公開中の動画では「バスケットボールを世界に広げたい」と力説した。競技がさらにグローバルとなっていくため、自ら伝道師となる。

カリー バスケットボールはどこでもできるスポーツ。アリーナや体育館だけでなく、電柱にバスケットをくくりつけて楽しむこともできる。プレーが純粋に楽しいということもあるが、高いレベルでプレーすることで、自分のキャラクターが構成されていくことも面白い。自分について教わることができる。
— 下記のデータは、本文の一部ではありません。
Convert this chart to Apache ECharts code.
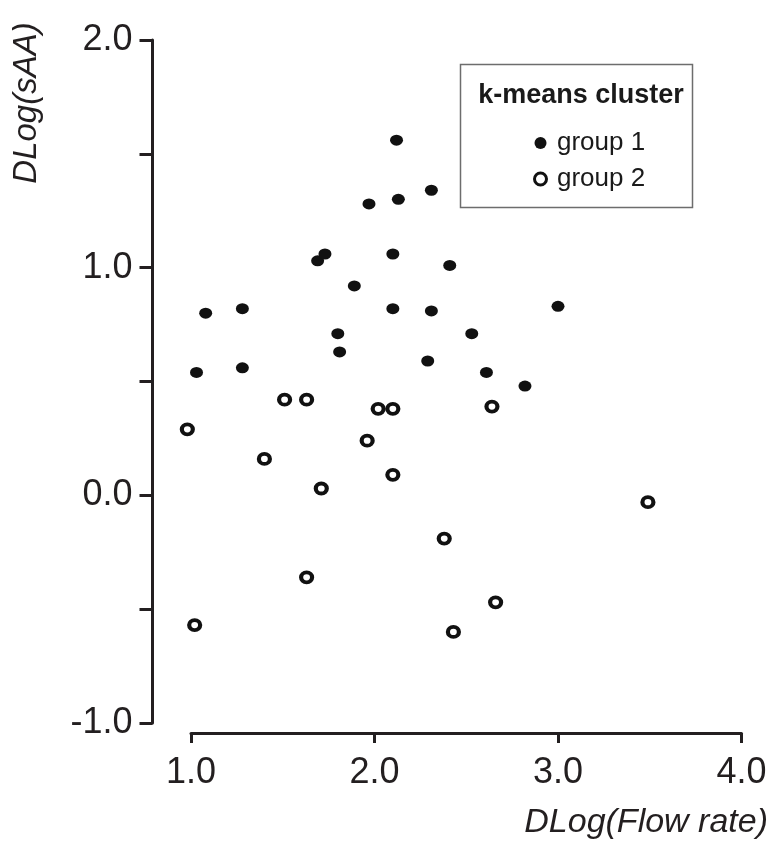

常にバスケットボールの魅力を表現し続けるカリー。彼が繰り出すプレーを、スポーツの祭典が開催される来夏の東京で堪能したい。

◆ステフィン・カリー 1988年3月14日、米オハイオ州生まれ。ホーネッツ、ラプターズで活躍した父デル・カリー氏の影響で競技を始める。デビッド大から09年ドラフト1巡目、全体7位でウォリアーズ入団。14-15年シーズンから2季連続で最優秀選手を獲得。特にチームを40年ぶりの優勝に導いた15-16年シーズンは、得点王やスチール王などのタイトルを手にし、史上初めて満票でMVPに選出された。NBA優勝3度。米国代表としてはW杯(世界選手権)での金メダル獲得に2度貢献。190センチ、83・9キロ。

<カリーアラカルト>

◆年俸 17年にウォリアーズと5年総額2億100万ドル(約231億円)の契約を結び、18-19年シーズンはNBA最高年俸の4023万ドル(約44億円)。CMなど副収入を合わせると年収は約93億円ともいわれ、米経済誌フォーブスによる「世界で最も報酬の高いアスリートランキング」でNBA選手としては2位に入った。

◆記録 15-16年シーズンに127試合連続3点シュート成功、シーズン402本の3点シュート成功のNBA記録を樹立。16年11月のペリカンズ戦では13本の3点シュートを決め、1試合のリーグ最多を更新(当時)。18-19年シーズンに7季連続3点シュート成功本数200本以上を達成した。

◆正確性 3点シュート成功率はルーキーイヤーから10季連続で4割以上を継続中。勝負強さにも定評があり、終盤の大事な場面で試合の行方を決める1本をしばしば決める。